Before Brazil went off to the 1958 World Cup in Sweden, it wasn’t known as a footballing powerhouse, despite making the final eight years earlier (a loss to bitter rivals Uruguay which haunted many Brazilian’s like Pele’s dad). Pele recalls Swedish children coming up to him and touching his face, looking to see if his ‘‘dye’’ came off.
But, spearheaded by their 5ft 8in playmaker (who actually didn’t play until the third game of the tournament, something glossed over by the documentary), they swept to victory with a pair of 5-2 victories in the semifinal against France and the final against the hosts. It not only sparked wild celebrations back home, but kickstarted their domination of the global game for some time.
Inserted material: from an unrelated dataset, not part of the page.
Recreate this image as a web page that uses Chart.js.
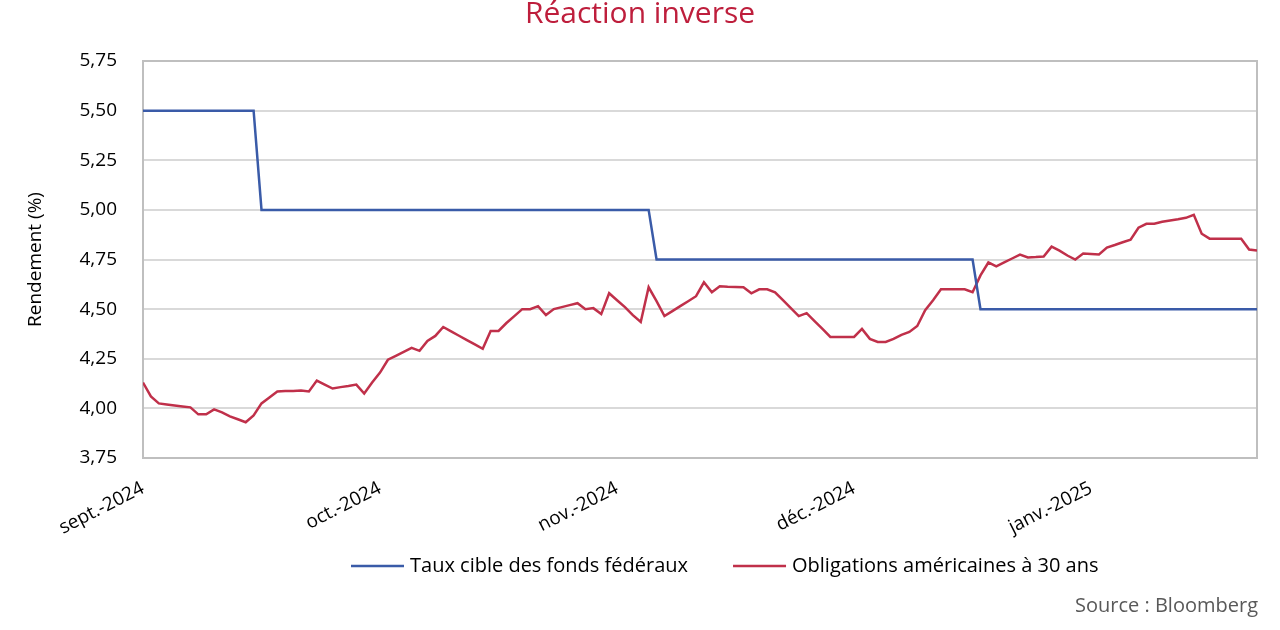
<!DOCTYPE html>
<html lang="fr">
<head>
<meta charset="utf-8">
<title>Réaction inverse</title>
<script src="https://cdn.jsdelivr.net/npm/chart.js@4.4.1/dist/chart.umd.min.js"></script>
<style>
  html, body { margin: 0; padding: 0; background: #fff; }
  #wrap { width: 1280px; height: 630px; }
</style>
</head>
<body>
<div id="wrap"><canvas id="chart" width="1280" height="630"></canvas></div>
<script>
// day index 0 = 4 sept. 2024, one point per calendar day
const dayTicks = [0, 30, 60, 90, 120];
const monthLabels = ['sept.-2024', 'oct.-2024', 'nov.-2024', 'déc.-2024', 'janv.-2025'];

// fed funds target: value at each change point
const fedDays = [0, 14, 15, 64, 65, 105, 106, 141];
const fedRate = [5.50, 5.50, 5.00, 5.00, 4.75, 4.75, 4.50, 4.50];

// US 30-year yield, daily
const bond30y = [
  4.13, 4.06, 4.025, 4.02, 4.015, 4.01, 4.005, 3.97, 3.97, 3.995,
  3.98, 3.96, 3.945, 3.93, 3.965, 4.025, 4.055, 4.085, 4.087, 4.088,
  4.09, 4.085, 4.14, 4.12, 4.10, 4.107, 4.113, 4.12, 4.075, 4.13,
  4.18, 4.245, 4.265, 4.285, 4.305, 4.29, 4.34, 4.365, 4.41, 4.388,
  4.366, 4.344, 4.322, 4.30, 4.39, 4.39, 4.43, 4.465, 4.50, 4.50,
  4.515, 4.47, 4.50, 4.51, 4.52, 4.53, 4.50, 4.505, 4.475, 4.58,
  4.545, 4.51, 4.47, 4.435, 4.61, 4.54, 4.465, 4.49, 4.515, 4.54,
  4.565, 4.635, 4.585, 4.615, 4.613, 4.612, 4.61, 4.58, 4.60, 4.60,
  4.585, 4.545, 4.505, 4.465, 4.48, 4.44, 4.40, 4.36, 4.36, 4.36,
  4.36, 4.40, 4.35, 4.335, 4.335, 4.35, 4.37, 4.385, 4.415, 4.495,
  4.545, 4.60, 4.60, 4.60, 4.60, 4.585, 4.67, 4.735, 4.715, 4.735,
  4.755, 4.775, 4.76, 4.762, 4.765, 4.815, 4.795, 4.77, 4.75, 4.78,
  4.778, 4.775, 4.81, 4.823, 4.837, 4.85, 4.91, 4.93, 4.93, 4.94,
  4.947, 4.953, 4.96, 4.975, 4.88, 4.855, 4.855, 4.855, 4.855, 4.855,
  4.80, 4.795
];

const BLUE = '#3A5BA8';
const RED = '#C0304A';
const FONT = "'Open Sans', 'Noto Sans', sans-serif";

Chart.defaults.font.family = FONT;
Chart.defaults.color = '#000';

// grey frame round the plot area
const frame = {
  id: 'frame',
  beforeDatasetsDraw(chart) {
    const { ctx, chartArea: a } = chart;
    ctx.save();
    ctx.strokeStyle = '#BFBFBF';
    ctx.lineWidth = 2;
    ctx.strokeRect(a.left, a.top, a.right - a.left, a.bottom - a.top);
    ctx.restore();
  }
};

// title on the page centre, legend row and source line
const texts = {
  id: 'texts',
  afterDraw(chart) {
    const ctx = chart.ctx;
    ctx.save();
    ctx.textBaseline = 'middle';

    ctx.font = '30px ' + FONT;
    ctx.fillStyle = '#BE1E3C';
    ctx.textAlign = 'center';
    ctx.fillText('Réaction inverse', 640, 14);

    ctx.font = '20px ' + FONT;
    let x = 351;
    const y = 566;
    chart.data.datasets.forEach(ds => {
      ctx.strokeStyle = ds.borderColor;
      ctx.lineWidth = ds.borderWidth;
      ctx.beginPath();
      ctx.moveTo(x, y);
      ctx.lineTo(x + 53, y);
      ctx.stroke();
      ctx.fillStyle = '#000';
      ctx.textAlign = 'left';
      ctx.fillText(ds.label, x + 59, y);
      x += 59 + ctx.measureText(ds.label).width + 45;
    });

    ctx.fillStyle = '#595959';
    ctx.textAlign = 'right';
    ctx.fillText('Source : Bloomberg', 1258, 606);
    ctx.restore();
  }
};

new Chart(document.getElementById('chart'), {
  type: 'line',
  data: {
    datasets: [
      {
        label: 'Taux cible des fonds fédéraux',
        data: fedDays.map((d, i) => ({ x: d, y: fedRate[i] })),
        borderColor: BLUE,
        backgroundColor: BLUE,
        borderWidth: 2.5,
        pointRadius: 0
      },
      {
        label: 'Obligations américaines à 30 ans',
        data: bond30y.map((v, i) => ({ x: i, y: v })),
        borderColor: RED,
        backgroundColor: RED,
        borderWidth: 2.5,
        pointRadius: 0
      }
    ]
  },
  options: {
    responsive: false,
    animation: false,
    layout: { padding: { left: 0, right: 23, top: 61, bottom: 0 } },
    plugins: {
      title: { display: false },
      legend: { display: false },
      tooltip: { enabled: false }
    },
    scales: {
      x: {
        type: 'linear',
        min: 0,
        max: 141,
        afterBuildTicks: axis => { axis.ticks = dayTicks.map(v => ({ value: v })); },
        afterFit: axis => { axis.height = 172; },
        grid: { display: false },
        border: { display: false },
        ticks: {
          autoSkip: false,
          minRotation: 27,
          maxRotation: 27,
          padding: 11,
          font: { size: 19 },
          callback: v => monthLabels[dayTicks.indexOf(v)] || ''
        }
      },
      y: {
        min: 3.75,
        max: 5.75,
        afterFit: axis => { axis.width = 143; },
        grid: { color: '#D9D9D9', lineWidth: 2, drawTicks: false },
        border: { display: false },
        ticks: {
          stepSize: 0.25,
          padding: 26,
          font: { size: 19 },
          callback: v => v.toFixed(2).replace('.', ',')
        },
        title: {
          display: true,
          text: 'Rendement (%)',
          font: { size: 19 },
          padding: { top: 24, bottom: 0 }
        }
      }
    }
  },
  plugins: [frame, texts]
});
</script>
</body>
</html>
Despite considering myself a reasonable student of the game and its history, what surprised me was how little a part Pele actually played in Brazil’s trio of victories in four tournaments.
He was injured in just the second game of both the 1962 and 66 instalments (teams by the latter competition had worked out how to ‘‘nullify’’ his skills and influence) and would likely never have played in 1970, were it not for the then military dictatorship’s insistence that he go (an attempt to drop him had already cost at least one coach his job).
Nicholas and Tryhorn attempt to tease some opinions or admissions out of their subject, on his failure to condemn the brutal regime and his extra-marital affairs, but aside from revealing that he only found out about some of his children ‘‘much later’’, the probing and candour would best be described as light.
However, as one commentator puts it, the difference between Muhammad Ali (who famously spoke out against America’s involvement in Vietnam and other government decisions) and Pele was that the former didn’t really face the same threat of arrest or torture for such expressions.
Still, while you won’t learn anything about how he came to be called Pele (apparently because as a schoolboy he kept mispronouncing the name of his local club’s goalkeeper Bile) and there’s no mention of his later escapades at the New York Cosmos (check out the brilliant Once in a Lifetime for more on that), dramatic escape from Lagos during a military coup, corruption allegations, or work with Unesco, as a tightly focused look at one man’s influence and dominance of a global game for more than a decade, Pele is a more than entertaining watch.
Pele is now streaming on Netflix. Best viewed in Portuguese with English subtitles, rather than the awful English dub.